DEAR MISS MANNERS: I'm a cashier at a local grocery store. This is the first job I've ever had, and I enjoy it a lot. Occasionally, however, when a customer has alcohol in their order and I don't ask to see their ID, they will ask, in a very serious manner, why I didn't.
I usually blush and stammer over "um"s and "ah"s, which isn't the most eloquent answer, I know, but is the only thing my mind can come up with after being caught off-guard. Sometimes, I can awkwardly manage to change the subject by telling them their total, but then they spend the rest of the transaction glaring at me, or they'll actually press their case and repeat their question.
How do I answer without insulting them?
GENTLE READER: What would the insult be -- that they looked grown-up?
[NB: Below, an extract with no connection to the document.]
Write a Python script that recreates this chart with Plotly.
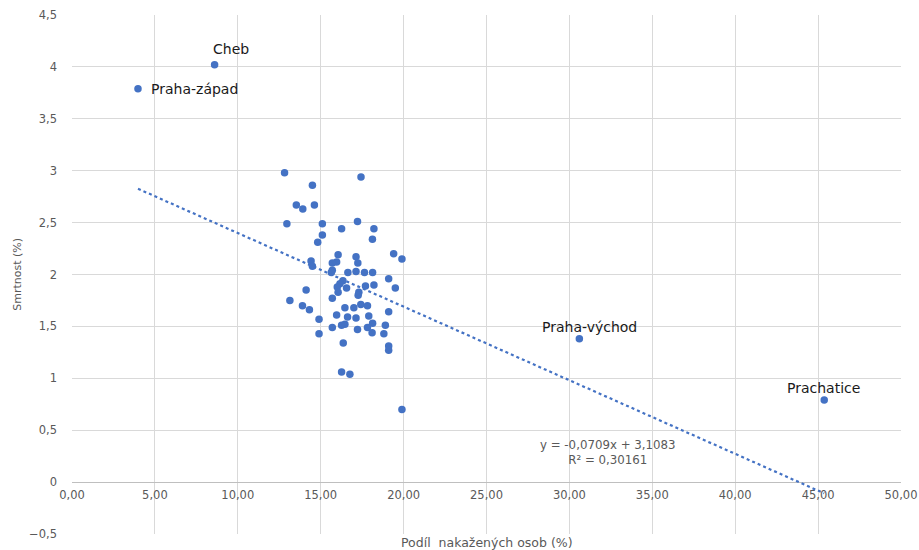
import plotly.graph_objects as go
import numpy as np

# Cluster points (unlabelled districts)
podil = [12.82, 17.43, 14.50, 13.53, 13.92, 14.62, 12.96, 15.10, 17.22, 16.26,
         18.21, 15.10, 18.12, 14.82, 19.40, 19.90, 16.05, 17.13, 17.24, 14.42,
         14.50, 15.96, 15.70, 15.70, 15.64, 16.64, 17.13, 17.64, 18.13, 19.10,
         16.34, 16.16, 16.56, 17.70, 18.21, 19.50, 14.12, 16.00, 16.05, 17.30,
         17.26, 13.14, 15.70, 13.90, 14.32, 17.42, 17.82, 16.46, 17.00, 19.10,
         15.96, 16.62, 17.13, 17.90, 14.90, 18.13, 15.70, 16.26, 16.46, 17.82,
         18.90, 17.22, 18.10, 18.81, 14.90, 16.36, 19.10, 19.10, 16.26, 16.76,
         19.90]
smrtnost = [2.98, 2.94, 2.86, 2.67, 2.63, 2.67, 2.49, 2.49, 2.51, 2.44,
            2.44, 2.38, 2.34, 2.31, 2.20, 2.15, 2.19, 2.17, 2.11, 2.13,
            2.08, 2.12, 2.11, 2.04, 2.02, 2.02, 2.03, 2.02, 2.02, 1.96,
            1.94, 1.91, 1.87, 1.89, 1.90, 1.87, 1.85, 1.88, 1.83, 1.83,
            1.80, 1.75, 1.77, 1.70, 1.66, 1.71, 1.70, 1.68, 1.68, 1.64,
            1.61, 1.59, 1.58, 1.60, 1.57, 1.53, 1.49, 1.51, 1.52, 1.49,
            1.51, 1.47, 1.44, 1.43, 1.43, 1.34, 1.31, 1.27, 1.06, 1.04,
            0.70]

# Labelled districts
named = ["Cheb", "Praha-západ", "Praha-východ", "Prachatice"]
named_podil = [8.60, 3.98, 30.60, 45.37]
named_smrtnost = [4.02, 3.79, 1.38, 0.79]

# Label placement styles (anchor, x-shift px, y-shift px)
label_style = [("center", 16, 16), ("left", 11, 0), ("center", 10, 12), ("center", -1, 12)]

# Linear trendline (as reported in the chart)
slope = -0.0709
intercept = 3.1083
r2 = 0.30161

blue = "#4472C4"
grey_text = "#595959"
FONT = "DejaVu Sans, Verdana, sans-serif"

all_x = np.array(podil + named_podil)
tx = np.array([all_x.min(), all_x.max()])
ty = slope * tx + intercept

fig = go.Figure()
fig.add_trace(go.Scatter(x=tx, y=ty, mode="lines",
                         line=dict(color=blue, width=2.2, dash="dot"),
                         hoverinfo="skip", showlegend=False))
fig.add_trace(go.Scatter(x=podil, y=smrtnost, mode="markers",
                         marker=dict(color=blue, size=7.5),
                         showlegend=False))
fig.add_trace(go.Scatter(x=named_podil, y=named_smrtnost, mode="markers",
                         marker=dict(color=blue, size=7.5),
                         showlegend=False))

for name, px, py, (anc, dx, dy) in zip(named, named_podil, named_smrtnost, label_style):
    fig.add_annotation(x=px, y=py, xref="x", yref="y", text=name, showarrow=False,
                       xanchor=anc, yanchor="middle", xshift=dx, yshift=dy,
                       font=dict(family=FONT, size=14, color="#1a1a1a"))

eq = f"y = {slope:.4f}x + {intercept:.4f}".replace(".", ",") + f"<br>R² = {r2:.5f}".replace(".", ",")
fig.add_annotation(x=32.3, y=0.29, xref="x", yref="y", text=eq,
                   showarrow=False, align="center",
                   font=dict(family=FONT, size=11.8, color=grey_text))

fig.add_annotation(x=0.5, y=-0.0155, xref="paper", yref="paper",
                   text="Podíl  nakažených osob (%)", showarrow=False,
                   xanchor="center", yanchor="middle", borderpad=0,
                   font=dict(family=FONT, size=12.5, color=grey_text))
fig.add_annotation(x=-0.066, y=0.5, xref="paper", yref="paper",
                   text="Smrtnost (%)", showarrow=False, textangle=-90,
                   xanchor="center", yanchor="middle",
                   font=dict(family=FONT, size=11, color=grey_text))

fig.update_layout(
    width=919, height=550,
    margin=dict(l=72, r=18, t=15, b=16, autoexpand=False),
    plot_bgcolor="white", paper_bgcolor="white",
    separators=", ",
    font=dict(family=FONT, size=11.5, color=grey_text),
    xaxis=dict(range=[0, 50], dtick=5, tick0=0, tickformat=".2f",
               showgrid=True, gridcolor="#D9D9D9", gridwidth=1,
               zeroline=False, showline=False, automargin=False,
               anchor="free", position=0.1, ticks="",
               ticklabelstandoff=4, ticklabeloverflow="allow"),
    yaxis=dict(range=[-0.5, 4.5], dtick=0.5, tick0=0,
               showgrid=True, gridcolor="#D9D9D9", gridwidth=1,
               zeroline=True, zerolinecolor="#BFBFBF", zerolinewidth=1,
               showline=False, automargin=False, ticks="", ticklabelstandoff=14,
               ticklabeloverflow="allow"),
)

fig.write_html("out.html", config={"displayModeBar": False},
               post_script="document.body.style.margin='0';document.body.style.overflow='hidden';")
Miss Manners finds the jokey pretense to youthfulness terribly tedious. Don't these people know that asking to be carded is a sure proof of being over age?
But you still have to deal with them. The kind explanation would be, "You look honest, so I assumed you wouldn't be attempting anything illegal, but you're right, I should have checked."
Or since they have that silly age sensitivity, you might cure them of this habit by asking, "My mistake (now your voice gets louder) -- exactly how old are you?"
DEAR MISS MANNERS: At the first family wedding I have been to in years (basically because of cost considerations), I asked my sister (mother of the bride) when the presents were going to be opened and placed for viewing.
I was informed that "we don't do that anymore; the bride and groom open them the next day."
When I was growing up, at all weddings and showers, the gifts were opened and placed for others to see.
Is this new? I realize that this is not an obligation to display the gifts, but I have always thought it was a courtesy, because others might enjoy seeing everything.
GENTLE READER: It is true that etiquette did used to sanction the display of wedding presents, although not, as you seem to have experienced, with the children's birthday-party routine (also used at showers) of opening them in front of the guests. Nor would they have been opening them "the next day," when the couple would be off to enjoy their first sanctioned privacy, not hanging around with nothing better to do.
The presents would be opened as each arrived -- and the letters of thanks written and sent immediately. At the time of the wedding, when the bride's parents were likely to be receiving, and perhaps even holding the wedding at home, they were displayed on tables covered by white damask cloths, with, or, more discreetly, without, the cards of the donors.
Miss Manners does not doubt that it is also true that guests relished inspecting them, but not because they found it heart-warming. You know they must have been checking to see how much was spent, and whether, in comparison, they spent too much or too little on the presents they sent.
As this is not a particularly seemly activity, etiquette was already condemning the practice decades ago. Miss Manners considers that a custom justly killed.